21/09/12 05:58:06 INFO mapreduce.ExportJobBase: Publishing HCatalog export job data to Listeners
21/09/12 05:58:06 WARN mapreduce.PublishJobData: Unable to publish export data to publisher org.apache.atlas.sqoop.hook.SqoopHook
java.lang.ClassNotFoundException: org.apache.atlas.sqoop.hook.SqoopHook
        at java.net.URLClassLoader.findClass(URLClassLoader.java:381)
        at java.lang.ClassLoader.loadClass(ClassLoader.java:424)
        at sun.misc.Launcher$AppClassLoader.loadClass(Launcher.java:349)
        at java.lang.ClassLoader.loadClass(ClassLoader.java:357)
        at java.lang.Class.forName0(Native Method)
        at java.lang.Class.forName(Class.java:264)
        at org.apache.sqoop.mapreduce.PublishJobData.publishJobData(PublishJobData.java:46)
        at org.apache.sqoop.mapreduce.ExportJobBase.runExport(ExportJobBase.java:457)
        at org.apache.sqoop.manager.SqlManager.exportTable(SqlManager.java:931)
        at org.apache.sqoop.tool.ExportTool.exportTable(ExportTool.java:81)
        at org.apache.sqoop.tool.ExportTool.run(ExportTool.java:100)
        at org.apache.sqoop.Sqoop.run(Sqoop.java:147)
        at org.apache.hadoop.util.ToolRunner.run(ToolRunner.java:76)
        at org.apache.sqoop.Sqoop.runSqoop(Sqoop.java:183)
        at org.apache.sqoop.Sqoop.runTool(Sqoop.java:225)
        at org.apache.sqoop.Sqoop.runTool(Sqoop.java:234)
        at org.apache.sqoop.Sqoop.main(Sqoop.java:243)
21/09/12 05:58:06 DEBUG util.ClassLoaderStack: Restoring classloader: sun.misc.Launcher$AppClassLoader@4232c52b

Solution

  • Solution to your first problem - --hcatalog-database mydb --hcatalog-table airquality and remove --export dir parameter.

    Sqoop export cannot replace data. Pls issue a sqoop eval statement before loading main table to truncate it.

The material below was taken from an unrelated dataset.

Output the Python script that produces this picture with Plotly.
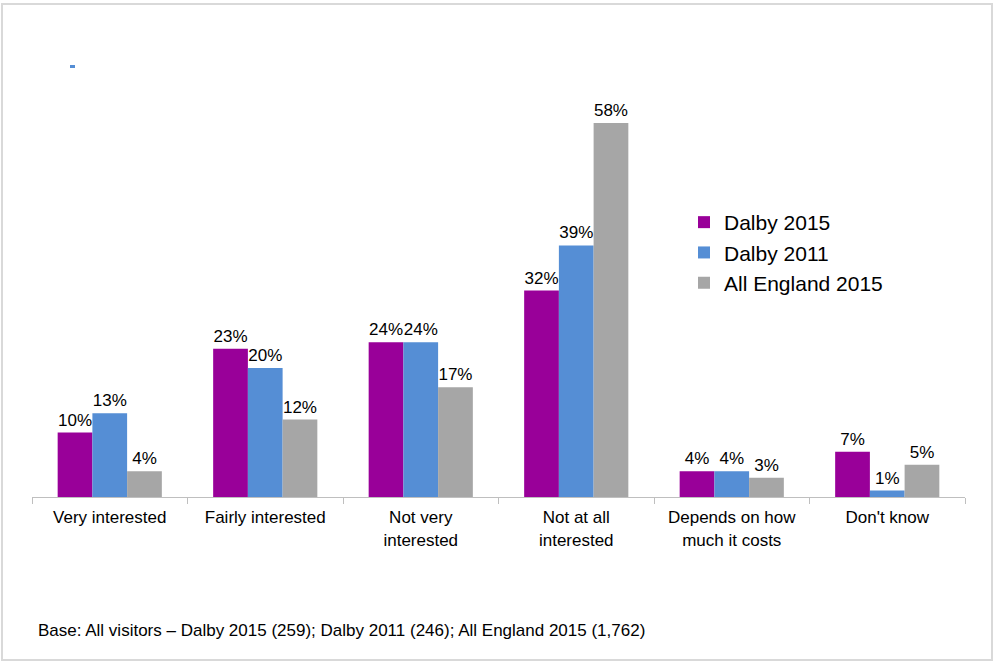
import plotly.graph_objects as go

categories = ["Very interested", "Fairly interested", "Not very<br>interested",
              "Not at all<br>interested", "Depends on how<br>much it costs", "Don't know"]
dalby_2015 = [10, 23, 24, 32, 4, 7]
dalby_2011 = [13, 20, 24, 39, 4, 1]
england_2015 = [4, 12, 17, 58, 3, 5]

series = [
    ("Dalby 2015", dalby_2015, "#990099"),
    ("Dalby 2011", dalby_2011, "#558ED5"),
    ("All England 2015", england_2015, "#A6A6A6"),
]

W, H = 994, 662
ML, MR, MT, MB = 32, 29, 110, 165
PW, PH = W - ML - MR, H - MT - MB

def px_x(x):
    return (x - ML) / PW

def px_y(y):
    return (H - MB - y) / PH

fig = go.Figure()
for name, vals, color in series:
    fig.add_trace(go.Bar(
        name=name, x=categories, y=vals,
        marker=dict(color=color, line=dict(width=0)),
        text=[f"{v}%" for v in vals], textposition="outside",
        textfont=dict(family="Liberation Sans, Arial", size=17, color="#000000"),
        cliponaxis=False,
    ))

fig.update_layout(
    width=W, height=H,
    margin=dict(l=ML, r=MR, t=MT, b=MB),
    paper_bgcolor="white", plot_bgcolor="white",
    barmode="group", bargap=0.33, bargroupgap=0,
    font=dict(family="Liberation Sans, Arial", size=17, color="#000000"),
    showlegend=True,
    legend=dict(x=px_x(684), y=px_y(202), xanchor="left", yanchor="top",
                font=dict(size=21, color="#000000"), tracegroupgap=0,
                bgcolor="rgba(0,0,0,0)"),
    xaxis=dict(showline=True, linecolor="#BFBFBF", linewidth=1,
               ticks="outside", tickson="boundaries", ticklen=6, tickcolor="#BFBFBF",
               tickfont=dict(size=17), ticklabelstandoff=5, showgrid=False),
    yaxis=dict(visible=False, range=[0, 60], showgrid=False),
)

# outer frame
fig.add_shape(type="rect", xref="paper", yref="paper",
              x0=px_x(2), x1=px_x(992), y0=px_y(660), y1=px_y(4),
              line=dict(color="#D9D9D9", width=2), fillcolor="rgba(0,0,0,0)")
# small leftover marker near top-left
fig.add_shape(type="rect", xref="paper", yref="paper",
              x0=px_x(70), x1=px_x(75), y0=px_y(68), y1=px_y(65),
              line=dict(width=0), fillcolor="#558ED5")

fig.add_annotation(text="Base: All visitors \u2013 Dalby 2015 (259); Dalby 2011 (246); All England 2015 (1,762)",
                   xref="paper", yref="paper", x=px_x(36), y=px_y(630),
                   xanchor="left", yanchor="middle", showarrow=False,
                   font=dict(size=17, color="#000000"))

fig.write_html("out.html")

    sqoop eval --connect conn_parameters --username xx --password yy --query "truncate table mytab;"
    

    You can also use update statement to update the table too. https://sqoop.apache.org/docs/1.4.6/SqoopUserGuide.html
    Now, for your header issue, i think the original table may have header row. I am not sure about the data in original table. Check if the source table is properly defined in hive.